Maximally Permissive Reward Machines
Giovanni Varricchione, Natasha Alechina, Mehdi Dastani, Brian Logan
TL;DR
The paper tackles learning rewards for temporally extended tasks by constructing maximally permissive reward machines (MPRMs) from the entire set of partial-order plans for a task. MPRMs track prefixes of plan linearisations and provide rewards that encourage completing a plan, yielding policies at least as good as those learned with reward machines based on a single plan, under goal-adequate planning domains. The authors prove theoretical guarantees comparing RM variants and validate them empirically in CraftWorld, where MPRMs typically yield higher rewards albeit with slower convergence due to increased flexibility. This approach offers a principled way to encode broad planning-based guidance into reinforcement learning, improving policy quality for complex tasks in discrete environments and suggesting promising directions for scalable planning-based RL.
Abstract
Reward machines allow the definition of rewards for temporally extended tasks and behaviors. Specifying "informative" reward machines can be challenging.
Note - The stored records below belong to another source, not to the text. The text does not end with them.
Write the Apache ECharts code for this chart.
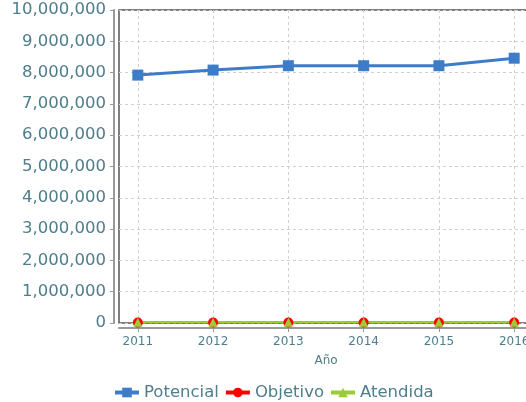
<!DOCTYPE html>
<html><head><meta charset="utf-8">
<script src="https://cdn.jsdelivr.net/npm/echarts@6/dist/echarts.min.js"></script>
<style>html,body{margin:0;padding:0;background:#fff}#c{width:526px;height:402px}</style>
</head><body><div id="c"></div>
<script>
const years = [2011, 2012, 2013, 2014, 2015, 2016];
const potencial = [7920000, 8080000, 8220000, 8220000, 8220000, 8460000];
const objetivo = [15000, 15000, 15000, 15000, 15000, 15000];
const atendida = [20000, 20000, 20000, 20000, 20000, 20000];
const seriesNames = ['Potencial', 'Objetivo', 'Atendida'];

const labelColor = '#4e7d8c';
const font = 'DejaVu Sans';
const pair = arr => years.map((y, i) => [y, arr[i]]);

const chart = echarts.init(document.getElementById('c'));
chart.setOption({
  animation: false,
  textStyle: { fontFamily: font },
  grid: { left: 119, top: 10, width: 414, height: 313, show: true, borderColor: '#555', borderWidth: 1.5,
          containLabel: false, outerBoundsMode: 'none' },
  xAxis: {
    type: 'value', min: 2010.75, max: 2016.25,
    offset: 5,
    name: 'Año', nameLocation: 'middle', nameGap: 27,
    nameTextStyle: { color: labelColor, fontSize: 12, fontFamily: font },
    axisLine: { show: true, onZero: false, lineStyle: { color: '#999', width: 2 } },
    axisTick: { show: true, customValues: years, length: 4, lineStyle: { color: '#999' } },
    axisLabel: { customValues: years, color: labelColor, fontSize: 12, fontFamily: font, margin: 8, formatter: v => String(v) },
    splitLine: { show: true, lineStyle: { color: '#d0d0d0', type: [3, 3] } }
  },
  yAxis: {
    type: 'value', min: 0, max: 10000000, interval: 1000000,
    offset: 5,
    axisLine: { show: true, lineStyle: { color: '#999', width: 2 } },
    axisTick: { show: true, length: 4, lineStyle: { color: '#999' } },
    axisLabel: { color: labelColor, fontSize: 16.5, fontFamily: font, margin: 8, padding: [3, 0, 0, 0] },
    splitLine: { show: true, lineStyle: { color: '#d0d0d0', type: [3, 3] } }
  },
  legend: {
    top: 379, left: 108, itemGap: 5, itemWidth: 24, itemHeight: 12,
    lineStyle: { width: 4 },
    textStyle: { color: labelColor, fontSize: 16.5, fontFamily: font },
    data: seriesNames
  },
  series: [
    { name: seriesNames[0], type: 'line', data: pair(potencial), symbol: 'rect', symbolSize: 11,
      itemStyle: { color: '#3d7cc9' }, lineStyle: { width: 3, color: '#3d7cc9' } },
    { name: seriesNames[1], type: 'line', data: pair(objetivo), symbol: 'circle', symbolSize: 10,
      itemStyle: { color: '#ff0000' }, lineStyle: { width: 2, color: '#ff0000' } },
    { name: seriesNames[2], type: 'line', data: pair(atendida), symbol: 'triangle', symbolSize: 9,
      itemStyle: { color: '#9acd32' }, lineStyle: { width: 2, color: '#9acd32' } }
  ]
});
</script></body></html>
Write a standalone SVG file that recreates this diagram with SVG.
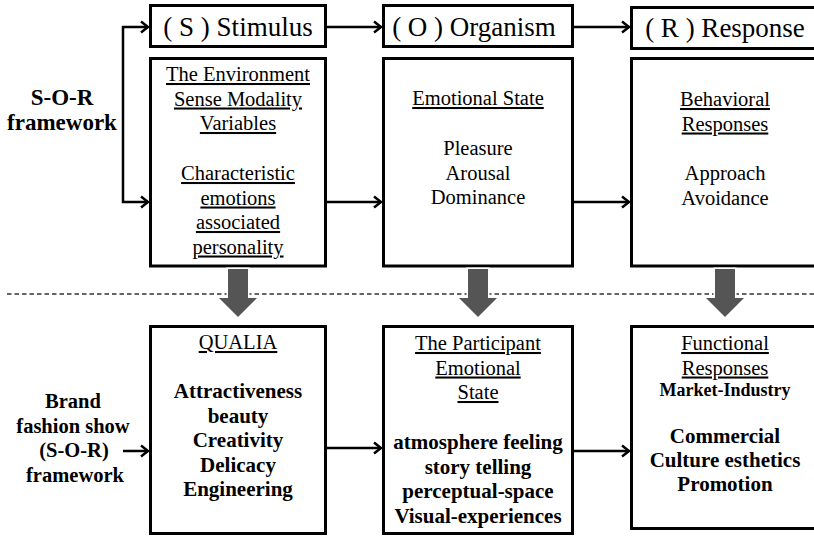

One way to address this is to generate reward machines from a high-level abstract description of the learning environment, using techniques such as AI planning. However, previous planning-based approaches generate a reward machine based on a single (sequential or partial-order) plan, and do not allow maximum flexibility to the learning agent. In this paper we propose a new approach to synthesising reward machines which is based on the set of partial order plans for a goal. We prove that learning using such "maximally permissive" reward machines results in higher rewards than learning using RMs based on a single plan. We present experimental results which support our theoretical claims by showing that our approach obtains higher rewards than the single-plan approach in practice.